God Highly Exalted Him
What, then, do we learn from Christ, both theologically and ethically, in our milieu increasingly at home with human self-exaltation and confused by self-humbling?
“Christ, as man, did not exalt himself. How clear, then, is our calling and path as humans and Christians?”
First, oh what wonders await us in the unique and spectacular person who is Jesus Christ — the one man who is God, and the one divine person who became man. As Paul writes, with awe, “In him the whole fullness of deity dwells bodily” (Colossians 2:9). Which means we will need to beware of pigeonholing or of simplistic questions about Jesus. Who glorified Christ? Answer: God did — Father, Spirit, and Son. Christ, with regard to his humanity, did not (and does not) glorify himself; he is not guilty of human self-exaltation. And Christ, as God, the eternal second person of the Trinity, did (and does) indeed, without doubt, hesitation, or apology — and with the infinite energy and power of the Godhead — glorify himself.
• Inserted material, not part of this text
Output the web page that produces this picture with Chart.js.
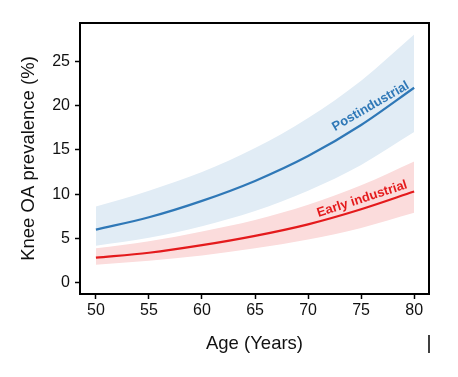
<!DOCTYPE html>
<html>
<head>
<meta charset="utf-8">
<script src="https://cdn.jsdelivr.net/npm/chart.js@4.4.1/dist/chart.umd.min.js"></script>
<style>
  html, body { margin: 0; padding: 0; background: #fff; }
  #wrap { position: relative; width: 458px; height: 377px; }
</style>
</head>
<body>
<div id="wrap"><canvas id="c" width="458" height="377"></canvas></div>
<script>
// Data
const ages = [50, 55, 60, 65, 70, 75, 80];
const postLine  = [6.0, 7.4, 9.25, 11.5, 14.3, 17.8, 22.0];
const postUpper = [8.6, 10.4, 12.5, 15.2, 18.6, 22.8, 28.0];
const postLower = [4.2, 5.1, 6.4, 8.1, 10.4, 13.3, 17.0];
const earlyLine  = [2.85, 3.4, 4.25, 5.3, 6.6, 8.3, 10.3];
const earlyUpper = [3.9, 4.7, 5.8, 7.1, 8.8, 11.0, 13.7];
const earlyLower = [2.05, 2.5, 3.1, 3.9, 4.9, 6.2, 7.9];
const xTicks = [50, 55, 60, 65, 70, 75, 80];
const yTicks = [0, 5, 10, 15, 20, 25];
const seriesLabels = ['Postindustrial', 'Early industrial'];
const xTitle = 'Age (Years)';
const yTitle = 'Knee OA prevalence (%)';

const BLUE = '#2f78b7', BLUE_BAND = '#e1ecf5';
const RED = '#e41a1c', RED_BAND = '#fbdcdc';
const FONT = "'Liberation Sans', Arial, Helvetica, sans-serif";

const pts = arr => ages.map((a, i) => ({x: a, y: arr[i]}));
const common = {pointRadius: 0, cubicInterpolationMode: 'monotone'};

const labelPlugin = {
  id: 'extras',
  afterDatasetsDraw(chart) {
    const ctx = chart.ctx, xs = chart.scales.x, ys = chart.scales.y, ca = chart.chartArea;
    const labs = [
      {t: seriesLabels[0], x: 75.9, y: 19.9, rot: -30, c: BLUE},
      {t: seriesLabels[1], x: 75.1, y: 9.45, rot: -18, c: RED}
    ];
    ctx.save();
    ctx.font = "bold 13px " + FONT;
    ctx.textAlign = 'center';
    ctx.textBaseline = 'middle';
    labs.forEach(l => {
      ctx.save();
      ctx.translate(xs.getPixelForValue(l.x), ys.getPixelForValue(l.y));
      ctx.rotate(l.rot * Math.PI / 180);
      ctx.fillStyle = l.c;
      ctx.fillText(l.t, 0, 0);
      ctx.restore();
    });
    ctx.strokeStyle = '#000';
    ctx.lineWidth = 2;
    ctx.strokeRect(ca.left, ca.top, ca.right - ca.left, ca.bottom - ca.top);
    ctx.lineWidth = 1.5;
    ctx.beginPath();
    ctx.moveTo(ca.right, 335);
    ctx.lineTo(ca.right, 353);
    ctx.stroke();
    ctx.restore();
  }
};

new Chart(document.getElementById('c'), {
  type: 'line',
  data: {
    datasets: [
      Object.assign({data: pts(postLine), borderColor: BLUE, borderWidth: 2.2, fill: false}, common),
      Object.assign({data: pts(earlyLine), borderColor: RED, borderWidth: 2.2, fill: false}, common),
      Object.assign({data: pts(postUpper), borderWidth: 0, backgroundColor: BLUE_BAND, fill: '+1'}, common),
      Object.assign({data: pts(postLower), borderWidth: 0, fill: false}, common),
      Object.assign({data: pts(earlyUpper), borderWidth: 0, backgroundColor: RED_BAND, fill: '+1'}, common),
      Object.assign({data: pts(earlyLower), borderWidth: 0, fill: false}, common)
    ]
  },
  options: {
    responsive: false,
    animation: false,
    devicePixelRatio: 1,
    layout: {padding: {top: 23, right: 29, left: 0, bottom: 0}},
    plugins: {legend: {display: false}, tooltip: {enabled: false}},
    scales: {
      x: {
        type: 'linear', min: 48.5, max: 81.4,
        afterBuildTicks: s => { s.ticks = xTicks.map(v => ({value: v})); },
        afterFit: s => { s.height = 83; },
        grid: {display: true, drawOnChartArea: false, drawTicks: true, tickLength: 5, tickWidth: 1.5, color: '#000'},
        border: {display: true, color: '#000', width: 2},
        ticks: {color: '#111', font: {family: FONT, size: 16}, padding: 2, maxRotation: 0, autoSkip: false},
        title: {display: true, text: xTitle, color: '#111', font: {family: FONT, size: 18.5}, padding: {top: 0, bottom: 22}}
      },
      y: {
        type: 'linear', min: -1.25, max: 29.3,
        afterBuildTicks: s => { s.ticks = yTicks.map(v => ({value: v})); },
        afterFit: s => { s.width = 80; },
        grid: {display: true, drawOnChartArea: false, drawTicks: true, tickLength: 5, tickWidth: 1.5, color: '#000'},
        border: {display: true, color: '#000', width: 2},
        ticks: {color: '#111', font: {family: FONT, size: 16}, padding: 5, autoSkip: false},
        title: {display: true, text: yTitle, color: '#111', font: {family: FONT, size: 18.5}, padding: {top: 18, bottom: 0}}
      }
    }
  },
  plugins: [labelPlugin]
});
</script>
</body>
</html>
Christ, as man, did not exalt himself, even as he did as God.
As for ethics, and our lives as humans in these last days, we see afresh the folly, and rebellion, and even anti-Christian spirit of human self-exaltation. Even Christ, as man, did not exalt himself. How clear, then, is our calling and path as humans and Christians?
We were made, and we have been redeemed, for self-humbling, in service of God-exaltation. And there is great joy in this Christ-modeled pattern — perhaps we could even say “increasingly great joy” in a day when self-humbling might seem increasingly rare.
For Christians, as it was for Christ himself in human flesh, our being glorified, exalted, lifted up by God is not the problem, but our self-glorifying, our self-exalting, is the problem. God made us to be recipients of glory and honor from him, on his terms, not self-glorifiers and self-exalters on ours. And for those who humble themselves before him, he will indeed, without fail — in his “proper time,” not ours (1 Peter 5:6) — exalt them, even as he did for his own Son Christ (Philippians 2:9).